SUPPLIED MATERIAL -
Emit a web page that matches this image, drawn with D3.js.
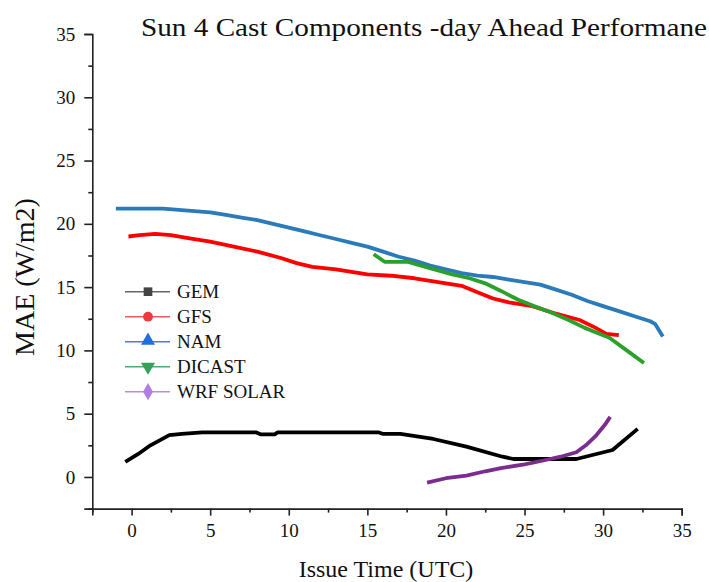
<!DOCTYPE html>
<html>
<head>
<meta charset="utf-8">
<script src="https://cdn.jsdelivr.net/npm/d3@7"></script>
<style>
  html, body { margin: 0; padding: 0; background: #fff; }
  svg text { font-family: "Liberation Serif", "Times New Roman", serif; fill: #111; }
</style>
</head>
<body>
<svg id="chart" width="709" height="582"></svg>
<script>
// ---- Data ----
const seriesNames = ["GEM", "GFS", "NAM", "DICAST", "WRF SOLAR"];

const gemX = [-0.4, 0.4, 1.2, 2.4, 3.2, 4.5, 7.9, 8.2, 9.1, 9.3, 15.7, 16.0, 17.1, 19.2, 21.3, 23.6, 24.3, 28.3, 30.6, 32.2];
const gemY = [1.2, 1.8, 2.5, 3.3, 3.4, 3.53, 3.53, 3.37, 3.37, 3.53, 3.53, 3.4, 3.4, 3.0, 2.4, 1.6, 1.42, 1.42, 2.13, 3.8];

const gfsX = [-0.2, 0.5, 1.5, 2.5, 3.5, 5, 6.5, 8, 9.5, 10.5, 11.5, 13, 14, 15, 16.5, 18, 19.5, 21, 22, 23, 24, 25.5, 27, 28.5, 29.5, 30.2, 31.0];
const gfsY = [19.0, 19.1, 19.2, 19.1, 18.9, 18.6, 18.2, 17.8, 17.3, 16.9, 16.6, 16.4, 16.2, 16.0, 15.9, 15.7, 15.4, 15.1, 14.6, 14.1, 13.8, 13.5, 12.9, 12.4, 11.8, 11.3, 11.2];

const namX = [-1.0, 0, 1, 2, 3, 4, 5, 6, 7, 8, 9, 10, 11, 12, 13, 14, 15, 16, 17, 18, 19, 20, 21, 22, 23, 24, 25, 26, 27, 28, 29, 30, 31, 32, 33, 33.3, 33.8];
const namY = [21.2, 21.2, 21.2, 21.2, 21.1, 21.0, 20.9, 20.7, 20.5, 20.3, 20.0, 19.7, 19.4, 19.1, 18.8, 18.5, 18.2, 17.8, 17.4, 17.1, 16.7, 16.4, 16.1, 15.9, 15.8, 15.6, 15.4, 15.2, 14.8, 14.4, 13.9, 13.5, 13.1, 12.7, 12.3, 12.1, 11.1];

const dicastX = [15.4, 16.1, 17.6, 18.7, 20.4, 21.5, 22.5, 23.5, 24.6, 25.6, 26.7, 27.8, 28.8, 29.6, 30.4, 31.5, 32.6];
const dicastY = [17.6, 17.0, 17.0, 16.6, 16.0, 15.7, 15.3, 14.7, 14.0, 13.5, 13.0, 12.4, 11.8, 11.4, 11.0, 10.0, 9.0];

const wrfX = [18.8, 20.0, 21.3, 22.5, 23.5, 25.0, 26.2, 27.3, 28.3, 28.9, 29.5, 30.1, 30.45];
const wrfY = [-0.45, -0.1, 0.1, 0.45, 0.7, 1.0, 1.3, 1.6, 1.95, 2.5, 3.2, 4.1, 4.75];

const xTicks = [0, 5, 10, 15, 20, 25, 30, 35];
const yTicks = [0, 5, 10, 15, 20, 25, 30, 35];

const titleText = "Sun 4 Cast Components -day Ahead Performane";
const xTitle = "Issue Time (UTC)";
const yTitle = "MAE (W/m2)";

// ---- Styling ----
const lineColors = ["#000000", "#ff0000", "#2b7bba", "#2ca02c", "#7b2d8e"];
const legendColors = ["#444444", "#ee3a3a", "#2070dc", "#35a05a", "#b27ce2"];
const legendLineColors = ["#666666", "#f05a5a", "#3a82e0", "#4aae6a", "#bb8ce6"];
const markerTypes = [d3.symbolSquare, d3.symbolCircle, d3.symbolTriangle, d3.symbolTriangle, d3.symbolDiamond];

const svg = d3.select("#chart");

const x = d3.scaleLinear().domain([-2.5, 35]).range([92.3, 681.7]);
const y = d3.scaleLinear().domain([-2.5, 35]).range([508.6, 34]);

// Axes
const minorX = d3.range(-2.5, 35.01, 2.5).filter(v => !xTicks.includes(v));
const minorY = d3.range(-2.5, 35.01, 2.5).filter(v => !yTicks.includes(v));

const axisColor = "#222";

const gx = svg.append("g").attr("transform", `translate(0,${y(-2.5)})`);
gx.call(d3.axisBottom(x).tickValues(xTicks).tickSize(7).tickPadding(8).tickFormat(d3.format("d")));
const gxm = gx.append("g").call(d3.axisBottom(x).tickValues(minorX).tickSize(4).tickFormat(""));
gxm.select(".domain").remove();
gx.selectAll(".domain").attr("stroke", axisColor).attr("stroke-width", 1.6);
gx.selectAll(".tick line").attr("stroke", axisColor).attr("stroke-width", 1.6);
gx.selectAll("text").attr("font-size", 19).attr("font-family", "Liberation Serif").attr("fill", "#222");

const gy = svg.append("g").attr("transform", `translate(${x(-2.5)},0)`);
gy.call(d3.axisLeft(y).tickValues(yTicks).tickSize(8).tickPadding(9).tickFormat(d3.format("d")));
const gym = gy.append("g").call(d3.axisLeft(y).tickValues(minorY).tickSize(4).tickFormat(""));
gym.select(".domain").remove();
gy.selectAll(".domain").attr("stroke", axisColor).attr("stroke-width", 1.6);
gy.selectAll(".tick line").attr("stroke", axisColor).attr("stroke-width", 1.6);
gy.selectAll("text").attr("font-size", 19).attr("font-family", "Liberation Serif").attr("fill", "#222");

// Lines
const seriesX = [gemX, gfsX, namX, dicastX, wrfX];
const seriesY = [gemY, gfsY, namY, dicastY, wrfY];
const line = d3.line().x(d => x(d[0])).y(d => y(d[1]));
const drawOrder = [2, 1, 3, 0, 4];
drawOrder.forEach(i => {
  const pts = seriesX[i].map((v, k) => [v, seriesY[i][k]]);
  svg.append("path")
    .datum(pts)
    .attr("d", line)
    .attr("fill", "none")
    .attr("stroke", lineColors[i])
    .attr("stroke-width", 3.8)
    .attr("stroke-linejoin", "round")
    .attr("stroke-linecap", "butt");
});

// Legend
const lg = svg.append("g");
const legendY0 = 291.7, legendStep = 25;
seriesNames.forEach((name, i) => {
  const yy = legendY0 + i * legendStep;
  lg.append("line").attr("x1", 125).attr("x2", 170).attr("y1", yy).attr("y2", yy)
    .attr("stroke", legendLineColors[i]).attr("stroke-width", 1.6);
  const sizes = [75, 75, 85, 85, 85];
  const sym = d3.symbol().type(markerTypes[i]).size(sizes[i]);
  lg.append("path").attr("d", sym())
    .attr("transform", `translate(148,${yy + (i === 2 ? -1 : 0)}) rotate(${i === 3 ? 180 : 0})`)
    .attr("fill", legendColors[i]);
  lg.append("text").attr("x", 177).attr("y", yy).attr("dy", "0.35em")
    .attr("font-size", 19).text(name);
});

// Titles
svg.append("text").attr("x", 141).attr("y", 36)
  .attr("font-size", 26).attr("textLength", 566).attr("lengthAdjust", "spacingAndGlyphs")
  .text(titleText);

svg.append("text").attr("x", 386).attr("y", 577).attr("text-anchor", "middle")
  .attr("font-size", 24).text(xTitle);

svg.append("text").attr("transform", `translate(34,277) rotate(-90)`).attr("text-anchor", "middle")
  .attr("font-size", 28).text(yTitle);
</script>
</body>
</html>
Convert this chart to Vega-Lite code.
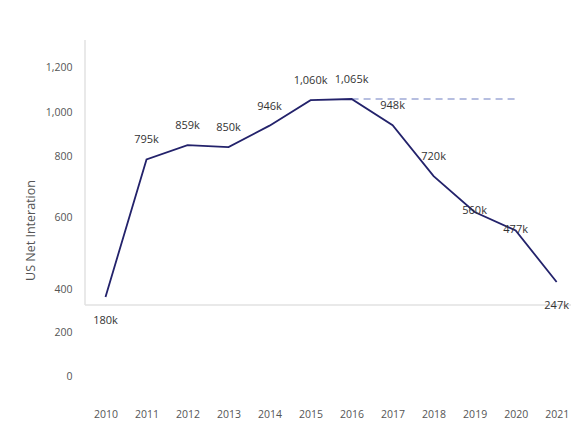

THE EXERCISE - Go through the data above and find the lines with the word "chart". Copy each of those lines.

THE OUTPUT -
<svg id="chart" width="709" height="582"></svg>
const svg = d3.select("#chart");
Convert this chart to Vega-Lite code.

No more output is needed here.